In May 2015, Charter Communications announced that it will be buying Time Warner Cable for around $55 million. This occurs only a few months after Comcast was denied the right to purchase Time Warner by the federal government based on anti-trust laws. However, this deal would allow the second largest cable company in the country to buy the third largest, creating a new leader in cable service providers. The deal affects millions of people and has long-reaching financial effects as well.
Charter Is Not Done Yet
Charter Communications is taking the proactive step of indicating that, after it acquires Time Warner, it will then buy Bright House Networks for approximately $10 billion. Bright House Networks is the sixth largest cable company in the United States and the resulting company formed by Charter’s acquisitions would have approximately 23 million customers. That is still millions short of Comcast’s customer base of just over 27 million subscribers.
According to CNBC, market analysts generally approve of both acquisitions because the territories all three companies work in overlap very little. Instead of competing with itself, the newly-formed company will be in a position to directly compete with Comcast.

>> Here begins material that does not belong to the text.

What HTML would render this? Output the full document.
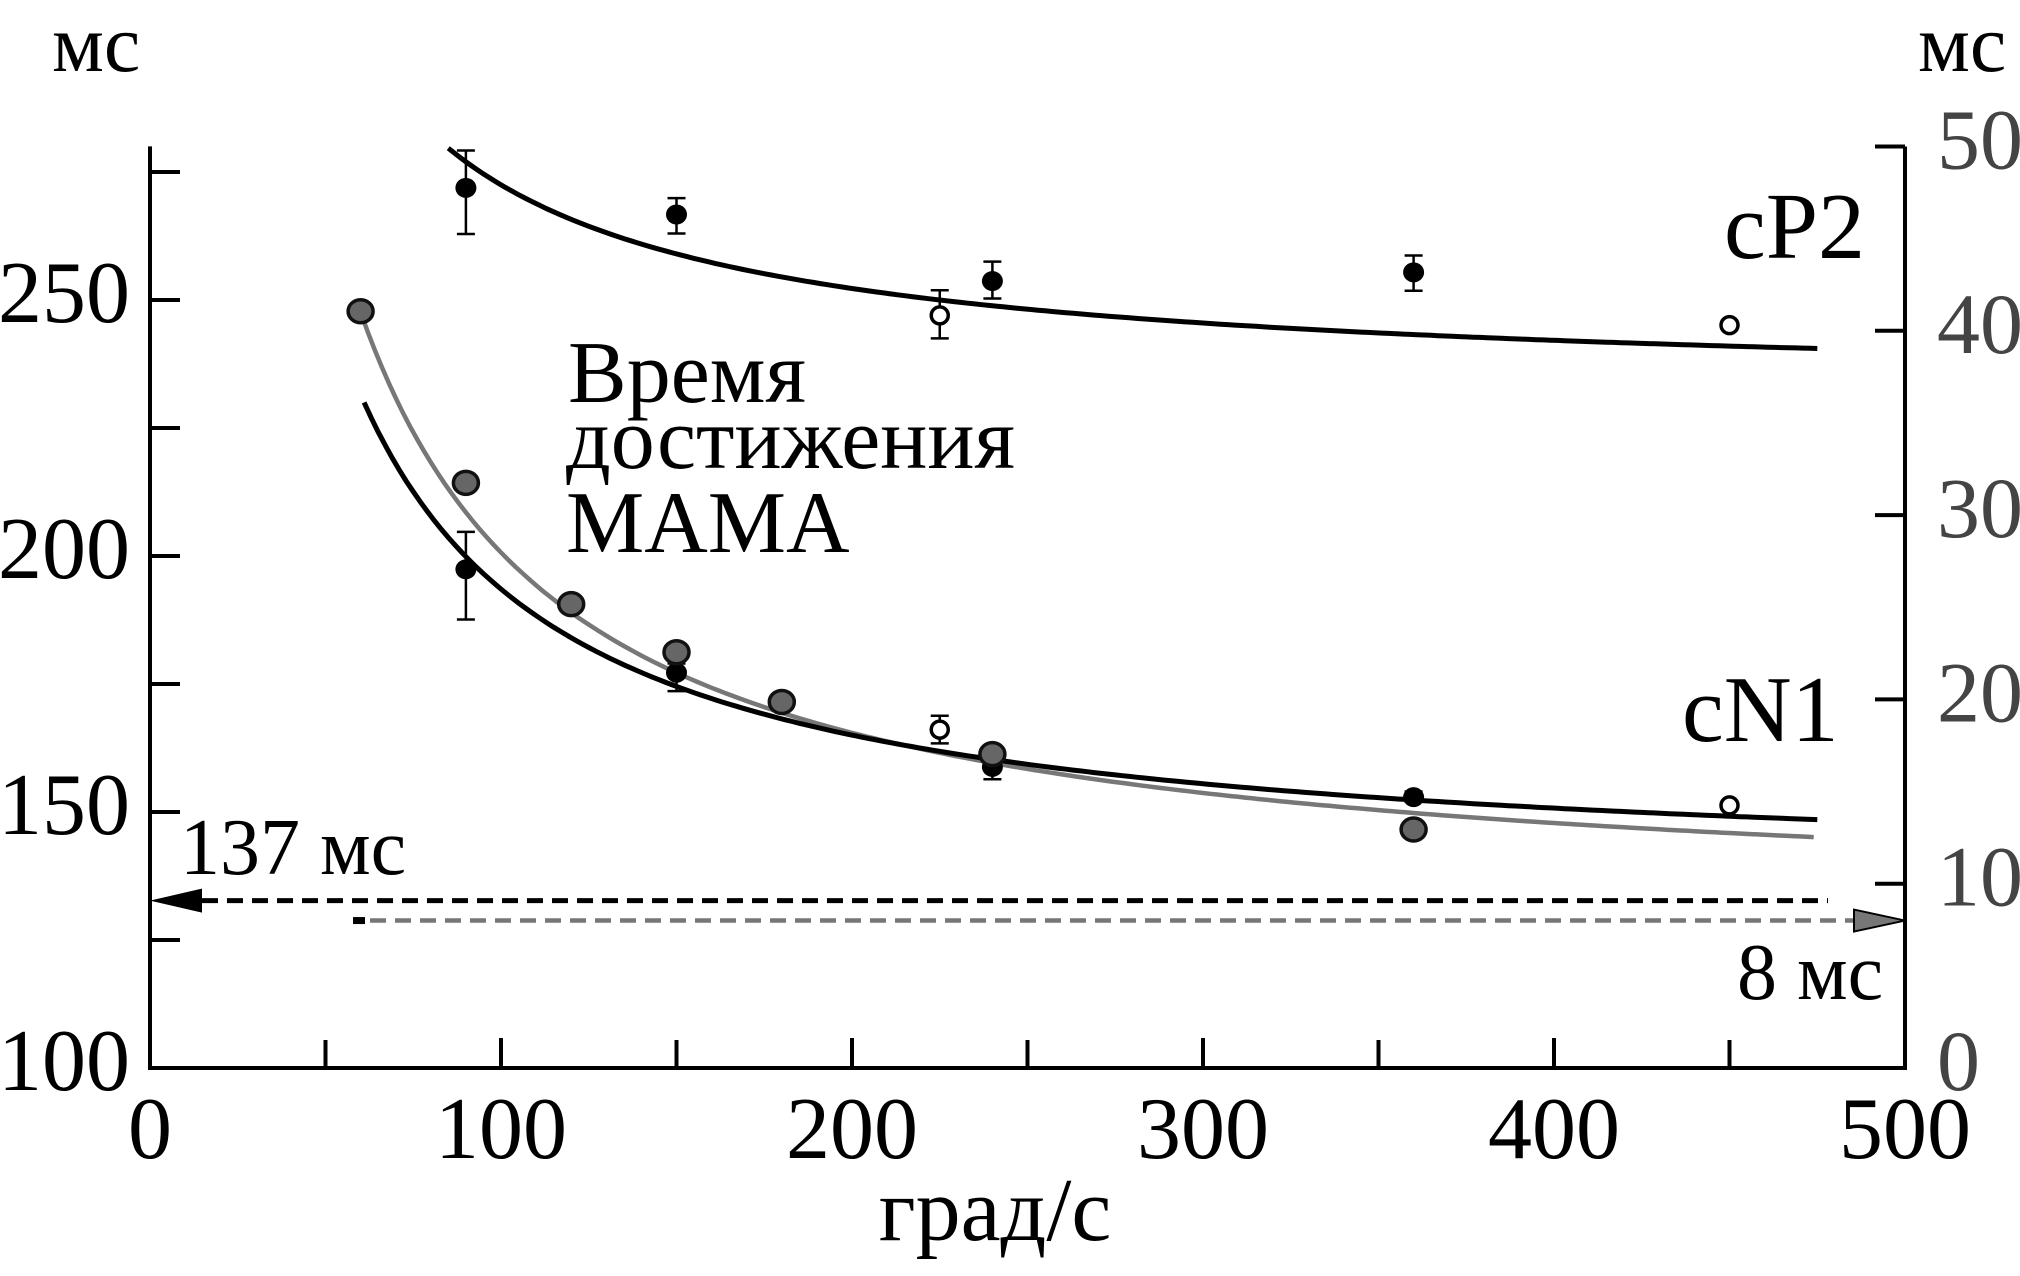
<!DOCTYPE html>
<html><head><meta charset="utf-8"><style>
html,body{margin:0;padding:0;background:#fff;}
svg{display:block;}
text{font-family:"Liberation Serif","DejaVu Serif",serif;}
</style></head>
<body>
<svg id="chart" width="2020" height="1276" viewBox="0 0 2020 1276" xmlns="http://www.w3.org/2000/svg">
<g id="axes"></g>
<g id="curves"></g>
<g id="marks"></g>
<text x="52" y="71" font-size="82">мс</text>
<text x="1918" y="71" font-size="82">мс</text>
<text x="995" y="1240" font-size="90" text-anchor="middle">град/с</text>
<text x="1724" y="258" font-size="94">cP2</text>
<text x="1682" y="741" font-size="94">cN1</text>
<text x="568" y="402" font-size="88">Время</text>
<text x="566" y="468" font-size="88">достижения</text>
<text x="566" y="552" font-size="88">МАМА</text>
<text x="180" y="874" font-size="80">137 мс</text>
<text x="1737" y="999" font-size="80">8 мс</text>
</svg>
<script>
// data
const xTicks = [0,100,200,300,400,500];
const xMinor = [50,150,250,350,450];
const yLeftTicks = [100,150,200,250];
const yLeftMinor = [125,175,225,275];
const yRightTicks = [0,10,20,30,40,50];
const cp2FilledX = [90,150,240,360];
const cp2FilledY = [271.9,266.7,253.7,255.4];
const cp2FilledLo = [262.9,263.0,250.3,251.8];
const cp2FilledHi = [279.2,269.9,257.5,258.7];
const cp2OpenX = [225,450];
const cp2OpenY = [247.0,245.1];
const cp2OpenLo = [242.5,245.1];
const cp2OpenHi = [251.9,245.1];
const cn1FilledX = [90,150,240,360];
const cn1FilledY = [197.4,177.2,158.8,152.9];
const cn1FilledLo = [187.6,173.6,156.4,152.0];
const cn1FilledHi = [204.7,179.0,160.9,154.0];
const cn1OpenX = [225,450];
const cn1OpenY = [166.1,151.3];
const cn1OpenLo = [163.4,151.3];
const cn1OpenHi = [168.8,151.3];
const grayX = [60,90,120,150,180,240,360];
const grayY = [41.06,31.75,25.17,22.56,19.86,17.03,12.94]; // right axis (ms)
const cp2Fit = [232.0,4050]; // a + b/x, left axis
const cn1Fit = [136.5,5704];
const grayFit = [8.4,1957];  // right axis
const cp2Range = [85,475];
const cn1Range = [61,475];
const grayRange = [60,475];
const asymLeft = 132.7;
const asymRight = 8;

const NS="http://www.w3.org/2000/svg";
const X0=150, XS=3.51, YB=1068, YL=5.12, YR=18.43;
const sx=v=>X0+v*XS;
const syL=v=>YB-(v-100)*YL;
const syR=v=>YB-v*YR;
function mk(parent,tag,attrs){const e=document.createElementNS(NS,tag);for(const k in attrs)e.setAttribute(k,attrs[k]);parent.appendChild(e);return e;}
const axes=document.getElementById('axes');
const curves=document.getElementById('curves');
const marks=document.getElementById('marks');

let e;
e=mk(axes,'path',{d:`M${sx(0)},${syL(280)} V${YB} H${sx(500)} V${syR(50)}`,fill:'none',stroke:'#000','stroke-width':4});


xTicks.forEach(t=>{
  e=mk(axes,'line',{x1:sx(t),x2:sx(t),y1:YB,y2:YB-30,stroke:'#000','stroke-width':4});
  
  
  e=mk(axes,'text',{x:sx(t),y:1158,'font-size':88,'text-anchor':'middle'});e.textContent=t;
  
  
});
xMinor.forEach(t=>{
  e=mk(axes,'line',{x1:sx(t),x2:sx(t),y1:YB,y2:YB-28,stroke:'#000','stroke-width':4});
  
  
});
yLeftTicks.forEach(t=>{
  e=mk(axes,'line',{x1:X0,x2:X0+30,y1:syL(t),y2:syL(t),stroke:'#000','stroke-width':4});
  
  
  e=mk(axes,'text',{x:130,y:syL(t)+22,'font-size':88,'text-anchor':'end'});e.textContent=t;
  
  
});
yLeftMinor.forEach(t=>{
  e=mk(axes,'line',{x1:X0,x2:X0+30,y1:syL(t),y2:syL(t),stroke:'#000','stroke-width':4});
  
  
});
yRightTicks.forEach(t=>{
  e=mk(axes,'line',{x1:sx(500),x2:sx(500)-30,y1:syR(t),y2:syR(t),stroke:'#000','stroke-width':4});
  
  
  e=mk(axes,'text',{x:1937,y:syR(t)+22,'font-size':86,fill:'#444'});e.textContent=t;
  
  
});

function curve(fit,range,sy,color,w,name){
  let d='';
  for(let v=range[0];v<=range[1];v+=2){d+=(d?'L':'M')+sx(v).toFixed(1)+','+sy(fit[0]+fit[1]/v).toFixed(1);}
  const p=mk(curves,'path',{d,fill:'none',stroke:color,'stroke-width':w});
  
  
}
curve(cp2Fit,cp2Range,syL,'#000',5,'cp2-fit-curve');
curve(grayFit,grayRange,syR,'#777',4.5,'gray-fit-curve');
curve(cn1Fit,cn1Range,syL,'#000',5,'cn1-fit-curve');

let yA=syL(asymLeft);
e=mk(curves,'line',{x1:202,x2:1828,y1:yA,y2:yA,stroke:'#000','stroke-width':5,'stroke-dasharray':'16,9'});


e=mk(curves,'polygon',{points:`${sx(0)},${yA} 202,${yA-12} 202,${yA+12}`,fill:'#000'});


let yB=syR(asymRight);
e=mk(curves,'rect',{x:353,y:yB-3.5,width:12,height:7,fill:'#000'});


e=mk(curves,'line',{x1:370,x2:1854,y1:yB,y2:yB,stroke:'#777','stroke-width':4.5,'stroke-dasharray':'16,9'});


e=mk(curves,'polygon',{points:`${sx(500)},${yB} 1854,${yB-11} 1854,${yB+11}`,fill:'#777',stroke:'#000','stroke-width':2});



function errbar(x,lo,hi){
  if(hi-lo<1)return;
  const g=mk(marks,'path',{d:`M${sx(x)-9},${syL(hi)}h18M${sx(x)},${syL(hi)}V${syL(lo)}M${sx(x)-9},${syL(lo)}h18`,stroke:'#000','stroke-width':2.5,fill:'none'});
  
  
}
function filled(xs,ys,lo,hi,name){
  xs.forEach((x,i)=>{errbar(x,lo[i],hi[i]);
    const c=mk(marks,'ellipse',{cx:sx(x),cy:syL(ys[i]),rx:10.5,ry:10,fill:'#000'});
    
    });
}
function open(xs,ys,lo,hi,name){
  xs.forEach((x,i)=>{errbar(x,lo[i],hi[i]);
    const c=mk(marks,'circle',{cx:sx(x),cy:syL(ys[i]),r:8.5,fill:'#fff',stroke:'#000','stroke-width':3.5});
    
    });
}
filled(cp2FilledX,cp2FilledY,cp2FilledLo,cp2FilledHi,'cp2-filled-point');
open(cp2OpenX,cp2OpenY,cp2OpenLo,cp2OpenHi,'cp2-open-point');
filled(cn1FilledX,cn1FilledY,cn1FilledLo,cn1FilledHi,'cn1-filled-point');
open(cn1OpenX,cn1OpenY,cn1OpenLo,cn1OpenHi,'cn1-open-point');
grayX.forEach((x,i)=>{
  const c=mk(marks,'ellipse',{cx:sx(x),cy:syR(grayY[i]),rx:12.5,ry:11.5,fill:'#666',stroke:'#111','stroke-width':3.5});
  
  
});
</script>
</body></html>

American consumers are always interested in how mergers and acquisitions affect the executives involved and the resulting pay raises for Charter and Time Warner executives could make consumers a little nervous. For example,Charter CEO Thomas Rutledge would receive a stock position worth around $111 million. His $16 million per year salary would most likely go up, since he will more than likely be taking over as CEO of Time Warner.
But consumers should not worry about Time Warner CEO Robert Marcus, as he could be in line for a $102 million compensation package when the sale goes through. Mr. Marcus will have to give up his job to Mr. Rutledge, but the $102 million compensation package should help cushion the fall.
Costs To Consumers
Is there a reason, aside from financial gain, why these large cable companies are starting to cozy up to each other? According to the Tulsa World, cable channels are asking for an increasing amount of money and there is a growing number of subscribers moving to Internet-based services. That means that the channels want more money, but there are less customers to help spread the costs around. By merging their customer bases, Charter Communications and Time Warner hope to have leverage against the cable channels to help keep subscription costs lower.
But will the costs to consumers go down? That is a loaded question. For example, Charter’s Internet service is faster and lower priced that Time Warner’s, but Charter may not be able to offer that deal to all of the subscribers of the combined company. While “cutting the cable” and using Internet streaming services sounds like it can save money, remember that the cable companies own a vast majority of the Internet access organizations. To combat the cable cutting trend, newly-formed conglomerates like Charter-Time Warner may raise their rates to offset losses.
Most customers of Charter and Time Warner are expecting their bills to go up a little after the deal goes through because that is just what customers are used to. But in this instance, there may be a bump in service to go along with the increase in rates that customers are not used to. There are a lot of dynamics at play in these large cable company acquisition deals and only time will tell who really wins and who really losses.